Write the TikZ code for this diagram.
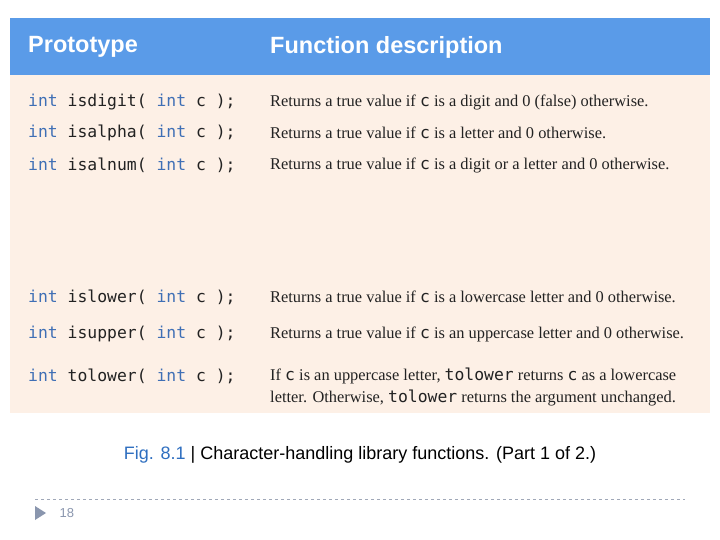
\documentclass[tikz,border=0pt]{standalone}
\usepackage{fontspec}
\setmainfont{Liberation Serif}
\setsansfont{Liberation Sans}
\setmonofont{DejaVu Sans Mono}
\usetikzlibrary{positioning}
\definecolor{headblue}{HTML}{5A9BE8}
\definecolor{bodybeige}{HTML}{FDF0E6}
\definecolor{keyblue}{HTML}{3F6FB5}
\definecolor{codegray}{HTML}{222222}
\definecolor{figblue}{HTML}{2F6FC0}
\definecolor{rulegray}{HTML}{A0A8B8}
\definecolor{markgray}{HTML}{8A96AE}
\newcommand{\kw}[1]{\textcolor{keyblue}{#1}}
\newcommand{\cc}[1]{{\ttfamily #1}}
\tikzset{
  header/.style={
    anchor=west,
    white,
    node font=\sffamily\bfseries\fontsize{23.5}{27}\selectfont,
    inner sep=0,
  },
  proto/.style={
    anchor=west,
    codegray,
    node font=\ttfamily\fontsize{16.4}{19}\selectfont,
    inner sep=0,
  },
  desc/.style={
    anchor=west,
    codegray,
    node font=\fontsize{16.4}{22}\selectfont,
    align=left,
    inner sep=0,
  },
}
\begin{document}
\begin{tikzpicture}[x=1pt,y=-1pt]
  \useasboundingbox (0,0) rectangle (720,540);
  \fill[white] (0,0) rectangle (720,540);
  \fill[headblue] (10,18) rectangle (710,75);
  \fill[bodybeige] (10,75) rectangle (710,413);

  \node (proto head) [header] at (28,47) {Prototype};
  \node (desc head)  [header] at (270,47) {Function description};

  \node (isdigit) [proto] at (28,102) {\kw{int} isdigit( \kw{int} c );};
  \node (isalpha) [proto] at (28,133) {\kw{int} isalpha( \kw{int} c );};
  \node (isalnum) [proto] at (28,165) {\kw{int} isalnum( \kw{int} c );};
  \node (islower) [proto] at (28,297) {\kw{int} islower( \kw{int} c );};
  \node (isupper) [proto] at (28,334) {\kw{int} isupper( \kw{int} c );};
  \node (tolower) [proto] at (28,376) {\kw{int} tolower( \kw{int} c );};

  \node (isdigit desc) [desc] at (270,102) {Returns a true value if \cc{c} is a digit and 0 (false) otherwise.};
  \node (isalpha desc) [desc] at (270,133) {Returns a true value if \cc{c} is a letter and 0 otherwise.};
  \node (isalnum desc) [desc] at (270,165) {Returns a true value if \cc{c} is a digit or a letter and 0 otherwise.};
  \node (islower desc) [desc] at (270,297) {Returns a true value if \cc{c} is a lowercase letter and 0 otherwise.};
  \node (isupper desc) [desc] at (270,334) {Returns a true value if \cc{c} is an uppercase letter and 0 otherwise.};
  \node (tolower desc) [desc] at (270,387) {If \cc{c} is an uppercase letter, \cc{tolower} returns \cc{c} as a lowercase\\
    letter. Otherwise, \cc{tolower} returns the argument unchanged.};

  \node (caption) [node font=\sffamily\fontsize{18}{21}\selectfont] at (360,455)
    {\textcolor{figblue}{Fig. 8.1} | Character-handling library functions. (Part 1 of 2.)};

  \draw[rulegray,dashed] (35,499) -- (685,499);
  \fill[markgray] (35,506) -- (46,513) -- (35,520) -- cycle;
  \node (page) [anchor=west,markgray,node font=\sffamily\fontsize{13}{15}\selectfont] at (55,513) {18};
\end{tikzpicture}
\end{document}
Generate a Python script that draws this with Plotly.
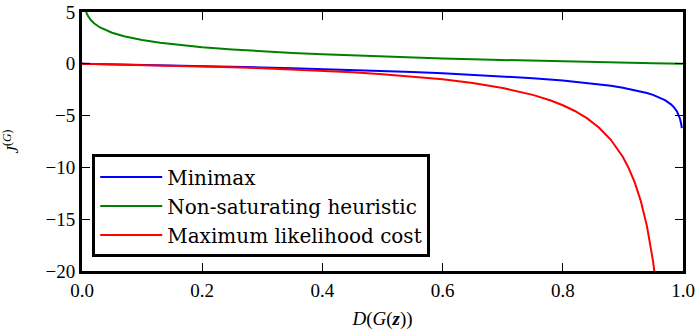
import plotly.graph_objects as go

# Minimax cost
x_minimax = [0.0, 0.05, 0.1, 0.15, 0.2, 0.25, 0.3, 0.35, 0.4, 0.45, 0.5, 0.55, 0.6, 0.65,
             0.7, 0.75, 0.8, 0.85, 0.88, 0.9, 0.92, 0.94, 0.95, 0.96, 0.97, 0.98, 0.985,
             0.99, 0.993, 0.995, 0.997, 0.998]
y_minimax = [0.0, -0.051, -0.105, -0.163, -0.223, -0.288, -0.357, -0.431, -0.511, -0.598,
             -0.693, -0.799, -0.916, -1.050, -1.204, -1.386, -1.609, -1.897, -2.120, -2.303,
             -2.526, -2.813, -2.996, -3.219, -3.507, -3.912, -4.200, -4.605, -4.962, -5.298,
             -5.809, -6.215]

# Non-saturating heuristic
x_nonsat = [0.0067, 0.01, 0.015, 0.02, 0.03, 0.04, 0.05, 0.07, 0.1, 0.13, 0.16, 0.2, 0.25,
            0.3, 0.35, 0.4, 0.45, 0.5, 0.55, 0.6, 0.65, 0.7, 0.75, 0.8, 0.85, 0.9, 0.95, 1.0]
y_nonsat = [5.0, 4.605, 4.200, 3.912, 3.507, 3.219, 2.996, 2.659, 2.303, 2.040, 1.833, 1.609,
            1.386, 1.204, 1.050, 0.916, 0.799, 0.693, 0.598, 0.511, 0.431, 0.357, 0.288,
            0.223, 0.163, 0.105, 0.051, 0.0]

# Maximum likelihood cost
x_ml = [0.0, 0.05, 0.1, 0.15, 0.2, 0.25, 0.3, 0.35, 0.4, 0.45, 0.5, 0.55, 0.6, 0.65, 0.7,
        0.75, 0.78, 0.8, 0.82, 0.84, 0.86, 0.88, 0.9, 0.91, 0.92, 0.93, 0.94, 0.95, 0.955]
y_ml = [0.0, -0.053, -0.111, -0.176, -0.25, -0.333, -0.429, -0.538, -0.667, -0.818, -1.0,
        -1.222, -1.5, -1.857, -2.333, -3.0, -3.545, -4.0, -4.556, -5.25, -6.143, -7.333,
        -9.0, -10.111, -11.5, -13.286, -15.667, -19.0, -21.22]

x_ticks = [0.0, 0.2, 0.4, 0.6, 0.8, 1.0]
y_ticks = [5, 0, -5, -10, -15, -20]

FONT = "'Liberation Serif', 'DejaVu Serif', serif"
LEGEND_FONT = "'DejaVu Serif', 'Liberation Serif', serif"

fig = go.Figure()
fig.add_trace(go.Scatter(x=x_minimax, y=y_minimax, mode="lines", name="Minimax",
                         line=dict(color="#0000ff", width=2)))
fig.add_trace(go.Scatter(x=x_nonsat, y=y_nonsat, mode="lines", name="Non-saturating heuristic",
                         line=dict(color="#008000", width=2)))
fig.add_trace(go.Scatter(x=x_ml, y=y_ml, mode="lines", name="Maximum likelihood cost",
                         line=dict(color="#ff0000", width=2)))

axis_common = dict(showline=True, linecolor="black", linewidth=3, mirror="ticks",
                   ticks="inside", ticklen=8, tickwidth=1, tickcolor="black",
                   showgrid=False, zeroline=False, automargin=False,
                   tickfont=dict(family=FONT, size=19, color="black"))

fig.update_xaxes(range=[0, 1], tickvals=x_ticks, ticktext=[f"{v:.1f}" for v in x_ticks],
                 title=dict(text="<i>D</i>(<i>G</i>(<b><i>z</i></b>))",
                            font=dict(family=FONT, size=19, color="black"), standoff=12),
                 **axis_common)
fig.update_yaxes(range=[-20, 5], tickvals=y_ticks,
                 title=dict(text="<i>J</i><sup>(<i>G</i>)</sup>",
                            font=dict(family=FONT, size=17, color="black"), standoff=24),
                 **axis_common)

fig.update_layout(
    width=700, height=333,
    margin=dict(l=82, r=17, t=12, b=62),
    paper_bgcolor="white", plot_bgcolor="white",
    showlegend=True,
    legend=dict(x=0.017, y=0.45, xanchor="left", yanchor="top",
                bordercolor="black", borderwidth=3, bgcolor="white",
                font=dict(family=LEGEND_FONT, size=20, color="black"),
                tracegroupgap=0, itemwidth=62),
    font=dict(family=FONT, color="black"),
)

fig.write_html("out.html")
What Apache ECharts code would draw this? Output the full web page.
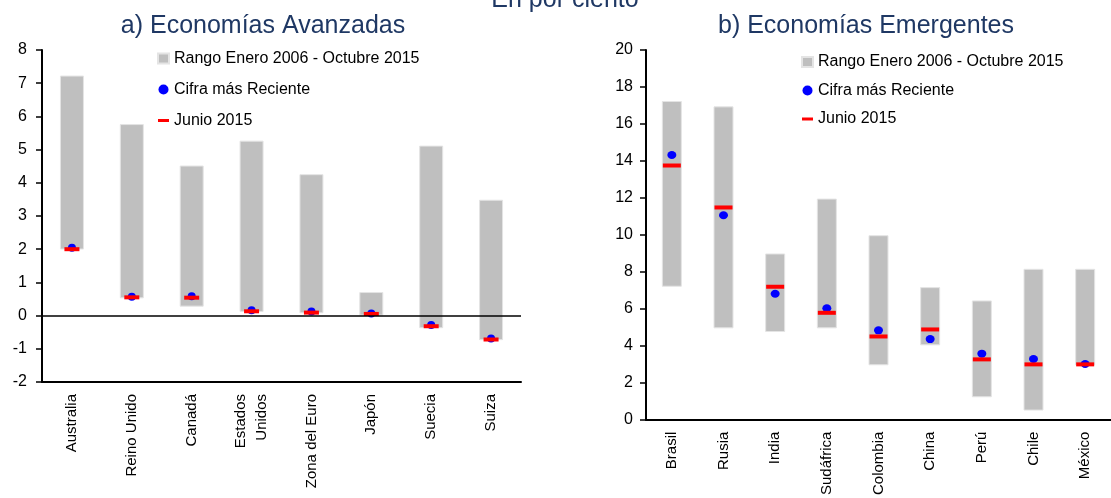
<!DOCTYPE html>
<html>
<head>
<meta charset="utf-8">
<script src="https://cdn.jsdelivr.net/npm/echarts@6/dist/echarts.min.js"></script>
<style>
    html, body {margin: 0; padding: 0; background: #fff;}
    #chart {width: 1111px; height: 498px;}
</style>
</head>
<body>
<div id="chart"></div>
<script>
// a) Economias Avanzadas
var catsA = ['Australia', 'Reino Unido', 'Canadá', 'Estados\nUnidos', 'Zona del Euro', 'Japón', 'Suecia', 'Suiza'];
var lowA = [1.99, 0.52, 0.27, 0.11, 0.07, 0.0, -0.38, -0.74];
var highA = [7.23, 5.77, 4.52, 5.27, 4.26, 0.71, 5.12, 3.49];
var latestA = [2.04, 0.57, 0.58, 0.16, 0.12, 0.06, -0.28, -0.69];
var juneA = [2.0, 0.55, 0.54, 0.13, 0.09, 0.05, -0.32, -0.72];

// b) Economias Emergentes
var catsB = ['Brasil', 'Rusia', 'India', 'Sudáfrica', 'Colombia', 'China', 'Perú', 'Chile', 'México'];
var lowB = [7.19, 4.94, 4.74, 4.94, 2.94, 4.02, 1.21, 0.49, 2.94];
var highB = [17.24, 16.95, 8.99, 11.96, 9.98, 7.17, 6.45, 8.16, 8.16];
var latestB = [14.32, 11.06, 6.81, 6.02, 4.83, 4.36, 3.57, 3.28, 3.01];
var juneB = [13.75, 11.48, 7.19, 5.78, 4.5, 4.88, 3.26, 2.99, 2.99];

var names = ['Rango Enero 2006 - Octubre 2015', 'Cifra más Reciente', 'Junio 2015'];

var FONT = '"Liberation Sans", Arial, sans-serif';
var GRAY = '#BFBFBF';
var BLUE = '#0000FF';
var RED = '#FF0000';

function span(lo, hi) {
    var out = [];
    for (var i = 0; i < lo.length; i++) {
        out.push(+(hi[i] - lo[i]).toFixed(2));
    }
    return out;
}

function xAxisFor(idx, cats) {
    return {
        type: 'category',
        gridIndex: idx,
        data: cats,
        position: 'bottom',
        axisLine: {onZero: false, lineStyle: {color: '#000', width: 2}},
        axisTick: {length: 5, lineStyle: {color: '#000', width: 1.5}},
        axisLabel: {
            rotate: 90,
            margin: 12,
            color: '#000',
            fontFamily: FONT,
            fontSize: 15,
            lineHeight: 21,
            interval: 0
        }
    };
}

function yAxisFor(idx, min, max, step, margin) {
    return {
        type: 'value',
        gridIndex: idx,
        min: min,
        max: max,
        interval: step,
        axisLine: {show: true, lineStyle: {color: '#000', width: 2}},
        axisTick: {show: true, length: 6, lineStyle: {color: '#000', width: 1.5}},
        splitLine: {show: false},
        axisLabel: {margin: margin, color: '#000', fontFamily: FONT, fontSize: 16}
    };
}

function seriesFor(idx, lo, hi, latest, june, barW, redW, dot) {
    var list = [
        {   // transparent base of the range bar
            name: 'base' + idx,
            type: 'bar',
            xAxisIndex: idx, yAxisIndex: idx,
            stack: 'r' + idx,
            stackStrategy: 'all',
            barWidth: barW,
            itemStyle: {color: 'rgba(0,0,0,0)'},
            silent: true,
            data: lo
        },
        {
            name: names[0],
            type: 'bar',
            xAxisIndex: idx, yAxisIndex: idx,
            stack: 'r' + idx,
            stackStrategy: 'all',
            barWidth: barW,
            itemStyle: {color: GRAY, borderColor: '#E4E4E4', borderWidth: 1},
            data: span(lo, hi)
        },
        {
            name: names[1],
            type: 'scatter',
            xAxisIndex: idx, yAxisIndex: idx,
            symbol: 'circle',
            symbolSize: dot,
            itemStyle: {color: BLUE, opacity: 1},
            data: latest
        },
        {
            name: names[2],
            type: 'scatter',
            xAxisIndex: idx, yAxisIndex: idx,
            symbol: 'rect',
            symbolSize: [redW, 4],
            itemStyle: {color: RED, opacity: 1},
            data: june
        }
    ];
    if (idx === 0) {
        list[0].markLine = {
            silent: true,
            symbol: 'none',
            label: {show: false},
            lineStyle: {color: '#000', width: 1.5, type: 'solid'},
            data: [{yAxis: 0}]
        };
    }
    return list;
}

function legendFor(left, top, gap) {
    return {
        left: left,
        top: top,
        orient: 'vertical',
        padding: 0,
        itemGap: gap,
        itemWidth: 11,
        itemHeight: 10,
        selectedMode: false,
        textStyle: {color: '#000', fontFamily: FONT, fontSize: 16},
        data: [
            {name: names[0], icon: 'rect'},
            {name: names[1], icon: 'circle'},
            {name: names[2], icon: 'path://M0,0H11V3H0Z'}
        ]
    };
}

function label(text, x, y) {
    return {
        type: 'text',
        x: x,
        y: y,
        style: {
            text: text,
            fill: '#1F3864',
            font: '25px ' + FONT,
            align: 'center',
            verticalAlign: 'middle',
            textAlign: 'center',
            textVerticalAlign: 'middle'
        }
    };
}

var option = {
    animation: false,
    backgroundColor: '#fff',
    graphic: [
        label('En por ciento', 565, 0),
        label('a) Economías Avanzadas', 263, 26),
        label('b) Economías Emergentes', 866, 26)
    ],
    legend: [legendFor(157, 50.5, 15), legendFor(801, 54, 12.5)],
    grid: [
        {left: 42, top: 50, width: 479, height: 332, containLabel: false},
        {left: 646, top: 50, width: 476, height: 370, containLabel: false}
    ],
    xAxis: [xAxisFor(0, catsA), xAxisFor(1, catsB)],
    yAxis: [yAxisFor(0, -2, 8, 1, 15), yAxisFor(1, 0, 20, 2, 13)],
    series: seriesFor(0, lowA, highA, latestA, juneA, 24, 15, [8, 8])
        .concat(seriesFor(1, lowB, highB, latestB, juneB, 20, 18, [9, 8]))
};

var chart = echarts.init(document.getElementById('chart'), null, {renderer: 'canvas'});
chart.setOption(option);
</script>
</body>
</html>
---+---
# Task to carry out
Among the entries above, locate the line with "Generate a Python" and the line with "import plotly.graph_objects as go". Give those two lines and all lines between them again, exactly, leaving out the pictures.

# Written solution
Generate a Python script that draws this with Plotly.
import plotly.graph_objects as go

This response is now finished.